Should women in labour receive IV paracetamol?

IBe patient. Sometimes you have to go through the worst to get to the best. – Mark Twain

I.V. paracetamol as an adjunct to patient-controlled epidural analgesia with levobupivacaine and fentanyl in labour: a randomized controlled study. Gupta et al. British Journal Of Anaesthesia, 117 (5): 617–22 (2016)

This study looked at the effect of IV paracetamol on reducing the consumption of opioids during patient-controlled epidural analgesia (PCEA) in labouring parturients. The authors commented that paracetamol is a widely used antipyretic and analgesic but there are limited studies assessing its intrapartum use.

The study was conducted from June 2013 to June 2014 at a tertiary care teaching hospital in North India.

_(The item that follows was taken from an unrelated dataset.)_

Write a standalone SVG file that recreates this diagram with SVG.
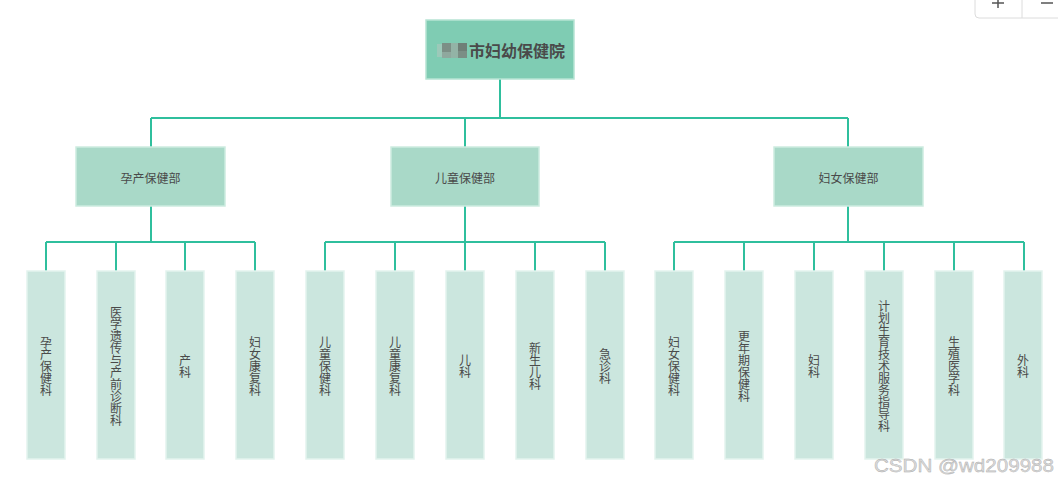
<svg xmlns="http://www.w3.org/2000/svg" width="1058" height="482" viewBox="0 0 1058 482">
<style>
.top{fill:#7fccb3;stroke:#b7e4d4;stroke-width:1.5}
.mid{fill:#a9d9c8;stroke:#cdebe0;stroke-width:1.5}
.leaf{fill:#cbe6de;stroke:#e3f3ee;stroke-width:1.5}
.t{font-family:"Noto Sans CJK SC","Liberation Sans",sans-serif;fill:#4a4a4a;text-anchor:middle}
.v{font-family:"Noto Sans CJK SC","Liberation Sans",sans-serif;fill:#4a4a4a;font-size:12px;writing-mode:vertical-rl;text-anchor:middle}
.c{fill:none;stroke:#2fbf9d;stroke-width:2}
</style>
<rect width="1058" height="482" fill="#ffffff"/>
<g id="zoom-controls">
<rect x="975" y="-6" width="100" height="24" rx="4" fill="#fff" stroke="#dcdcdc"/>
<line x1="1022" y1="-6" x2="1022" y2="18" stroke="#dcdcdc"/>
<line x1="992" y1="3" x2="1004" y2="3" stroke="#555" stroke-width="1.5"/>
<line x1="998" y1="-3" x2="998" y2="8" stroke="#555" stroke-width="1.5"/>
<line x1="1041" y1="3" x2="1053" y2="3" stroke="#555" stroke-width="1.5"/>
</g>
<g id="connectors">
<path class="c" d="M500 79V118M151 118H848M151 118V147M465 118V147M848 118V147"/>
<path class="c" d="M151 206V242M46 242H255M46 242V271M116 242V271M185 242V271M255 242V271"/>
<path class="c" d="M465 206V242M325 242H605M325 242V271M395 242V271M465 242V271M535 242V271M605 242V271"/>
<path class="c" d="M848 206V242M674 242H1024M674 242V271M744 242V271M814 242V271M884 242V271M954 242V271M1024 242V271"/>
</g>
<g id="root">
<rect class="top" x="426" y="20" width="148" height="59"/>
<rect x="437" y="44" width="5" height="13" fill="#9cc9b9"/>
<rect x="442" y="43" width="9" height="9" fill="#7c8f86"/>
<rect x="442" y="52" width="9" height="6" fill="#8fa89e"/>
<rect x="451" y="43" width="7" height="15" fill="#93b3a6"/>
<rect x="458" y="43" width="9" height="8" fill="#6f7f77"/>
<rect x="458" y="51" width="9" height="7" fill="#7b8e85"/>
<text class="t" x="517" y="57" font-size="16" font-weight="bold" fill="#555">市妇幼保健院</text>
</g>
<g id="dept1"><rect class="mid" x="76" y="147" width="149" height="59"/><text class="t" x="150.5" y="183" font-size="12">孕产保健部</text></g>
<g id="dept2"><rect class="mid" x="391" y="147" width="148" height="59"/><text class="t" x="465" y="183" font-size="12">儿童保健部</text></g>
<g id="dept3"><rect class="mid" x="774" y="147" width="149" height="59"/><text class="t" x="848.5" y="183" font-size="12">妇女保健部</text></g>
<g id="leaf1"><rect class="leaf" x="27" y="271" width="38" height="188"/><text class="v" x="46" y="366">孕产保健科</text></g>
<g id="leaf2"><rect class="leaf" x="97" y="271" width="38" height="188"/><text class="v" x="116" y="366">医学遗传与产前诊断科</text></g>
<g id="leaf3"><rect class="leaf" x="166" y="271" width="38" height="188"/><text class="v" x="185" y="366">产科</text></g>
<g id="leaf4"><rect class="leaf" x="236" y="271" width="38" height="188"/><text class="v" x="255" y="366">妇女康复科</text></g>
<g id="leaf5"><rect class="leaf" x="306" y="271" width="38" height="188"/><text class="v" x="325" y="366">儿童保健科</text></g>
<g id="leaf6"><rect class="leaf" x="376" y="271" width="38" height="188"/><text class="v" x="395" y="366">儿童康复科</text></g>
<g id="leaf7"><rect class="leaf" x="446" y="271" width="38" height="188"/><text class="v" x="465" y="366">儿科</text></g>
<g id="leaf8"><rect class="leaf" x="516" y="271" width="38" height="188"/><text class="v" x="535" y="366">新生儿科</text></g>
<g id="leaf9"><rect class="leaf" x="586" y="271" width="38" height="188"/><text class="v" x="605" y="366">急诊科</text></g>
<g id="leaf10"><rect class="leaf" x="655" y="271" width="38" height="188"/><text class="v" x="674" y="366">妇女保健科</text></g>
<g id="leaf11"><rect class="leaf" x="725" y="271" width="38" height="188"/><text class="v" x="744" y="366">更年期保健科</text></g>
<g id="leaf12"><rect class="leaf" x="795" y="271" width="38" height="188"/><text class="v" x="814" y="366">妇科</text></g>
<g id="leaf13"><rect class="leaf" x="865" y="271" width="38" height="188"/><text class="v" x="884" y="366">计划生育技术服务指导科</text></g>
<g id="leaf14"><rect class="leaf" x="935" y="271" width="38" height="188"/><text class="v" x="954" y="366">生殖医学科</text></g>
<g id="leaf15"><rect class="leaf" x="1004" y="271" width="38" height="188"/><text class="v" x="1023" y="366">外科</text></g>
<text x="874" y="472" font-family="Liberation Sans,sans-serif" font-size="19" textLength="180" lengthAdjust="spacingAndGlyphs" fill="#dcdcdc" stroke="#a8a8a8" stroke-width="0.4">CSDN @wd209988</text>
</svg>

It was a randomized, double-blind, placebo-controlled study. 80 parturients were randomly assigned to two groups of 40 each, to receive either 1000 mg (100 ml) I.V. paracetamol or 100 ml normal saline as placebo, 30 min before the procedure. After insertion of the epidural catheter, all patients received 10 ml of levobupivacaine 0.1% with 2 mg/ml fentanyl, followed by continuous background epidural infusion of 6 ml/hr with a provision of patient-controlled bolus 5 ml of same drug with a lock-out interval of 12 min.

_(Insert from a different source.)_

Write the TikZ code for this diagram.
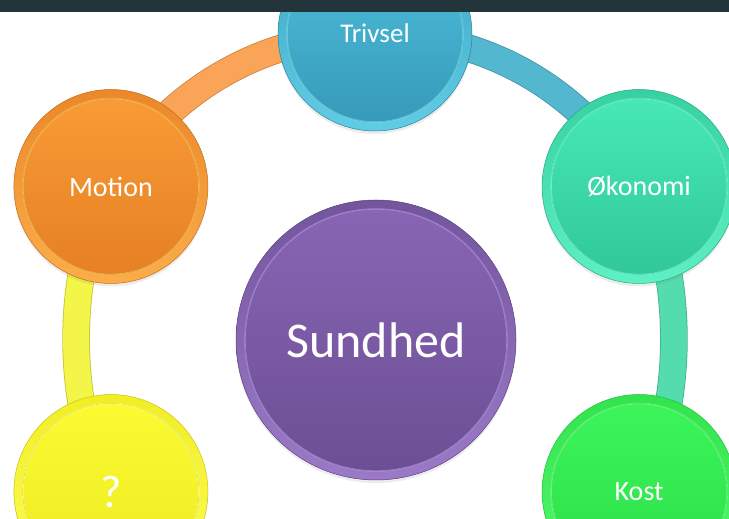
\documentclass[tikz,border=0pt]{standalone}
\usepackage{fontspec}
\setmainfont{Carlito}
\usetikzlibrary{shadows}
\definecolor{barcol}{HTML}{24343B}
% circle colours: light / dark / highlight
\definecolor{trL}{HTML}{4EC2DE}\definecolor{trD}{HTML}{3698B8}\definecolor{trH}{HTML}{8AE6F4}
\definecolor{moL}{HTML}{F99C36}\definecolor{moD}{HTML}{E57F24}\definecolor{moH}{HTML}{FFD472}
\definecolor{okL}{HTML}{48EAB6}\definecolor{okD}{HTML}{30C698}\definecolor{okH}{HTML}{8CFFE2}
\definecolor{quL}{HTML}{FCFC34}\definecolor{quD}{HTML}{ECE81E}\definecolor{quH}{HTML}{FFFFA6}
\definecolor{koL}{HTML}{3CF65C}\definecolor{koD}{HTML}{2CDC46}\definecolor{koH}{HTML}{98FFA4}
\definecolor{suL}{HTML}{8A66B6}\definecolor{suD}{HTML}{6A4E92}\definecolor{suH}{HTML}{C4A6F2}
% band colours
\definecolor{bOr}{HTML}{F9A456}\definecolor{bBl}{HTML}{52B7CF}
\definecolor{bTe}{HTML}{55DCAE}\definecolor{bYe}{HTML}{F3F548}
\tikzset{
  bub/.style n args={4}{circle, inner sep=0pt, minimum size=#1,
    draw=#3!85!black, line width=0.5pt,
    top color=#3!70!#2, bottom color=#4!30!#2,
    drop shadow={opacity=0.15, shadow xshift=0pt, shadow yshift=-3pt},
    text=white,
    path picture={
      \fill[top color=#2, bottom color=#3, draw=#4, draw opacity=0.55, line width=1.3pt]
        (path picture bounding box.center) circle ({#1/2-9pt});
    }},
  smallbub/.style n args={3}{bub={194pt}{#1}{#2}{#3}, font=\fontsize{28}{30}\selectfont},
  band/.style 2 args={line width=0.8pt, draw=#1!80!black, double=#1, double distance=26pt},
}
\begin{document}
\begin{tikzpicture}[x=1pt,y=1pt]
\useasboundingbox (0,0) rectangle (729,519);
\clip (0,0) rectangle (729,519);
\fill[white] (0,0) rectangle (729,519);
\path (375,485) coordinate (ptr)
      (110.9,332.5) coordinate (pmo)
      (639.1,332.5) coordinate (pok)
      (110.9,27.5) coordinate (pqu)
      (639.1,27.5) coordinate (pko);
% bands
\draw[band={bOr}{}] (pmo) to[bend left=30, looseness=0.93] (ptr);
\draw[band={bBl}{}] (ptr) to[bend left=30, looseness=0.93] (pok);
\draw[band={bTe}{}] (pok) to[bend left=30, looseness=0.78] (pko);
\draw[band={bYe}{}] (pqu) to[bend left=30, looseness=0.78] (pmo);
% circles
\node[smallbub={moL}{moD}{moH}] (motion) at (pmo) {Motion};
\node[smallbub={okL}{okD}{okH}] (okonomi) at (pok) {Økonomi};
\node[smallbub={quL}{quD}{quH}, font=\fontsize{46}{48}\selectfont] (spm) at (pqu) {?};
\node[smallbub={koL}{koD}{koH}] (kost) at (pko) {Kost};
\node[smallbub={trL}{trD}{trH}, font=\fontsize{27}{29}\selectfont] (trivsel) at (ptr) {\raisebox{2pt}{Trivsel}};
\node[bub={280pt}{suL}{suD}{suH}, font=\fontsize{50}{52}\selectfont] (sundhed) at (376,179) {Sundhed};
% top bar
\fill[barcol] (0,507) rectangle (729,519);
\end{tikzpicture}
\end{document}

The primary outcome was hourly mean consumption of levobupivacaine and fentanyl mixture (ml/hr). Secondary outcomes included pain score, sensory and motor block, haemodynamic parameters of mother, duration of second stage of labour, mode of delivery, Apgar scores, foetal heart rate and adverse effects.

The results showed that the hourly mean drug consumption in the Paracetamol group was significantly lower as compared with the Placebo group (7.03 ml/hr, SD 0.83 vs. 8.12 ml/hr, SD 1.34; p < 0.001). The mean number of boluses taken were also significantly less in the paracetamol group (1.00, SD 0.93 vs. 1.43, SD 0.90; p = 0.036).

The authors concluded that use of 1000 mg I.V. paracetamol decreases the mean hourly drug consumption through epidural route. Thus I.V. paracetamol is a safe and effective adjunct to PCEA in labour analgesia.

The paper did not publish data on the duration of labour. Therefore it was unclear whether additional doses of paracetamol should have been given and therefore if the participants were under dosed. The difference in effect between the two groups equates to one extra patient controlled bolus demand every 5 hours, therefore depending on the duration of labour this effect seems very small. Another potential drawback of the study was that it only considered parturients at term which potentially decreases its generalised application to all patients in a labour ward.

Overall, this was a well-planned study but while the reduction in hourly mean drug consumption was statistically significant the effects did not appear to have any clinical significance.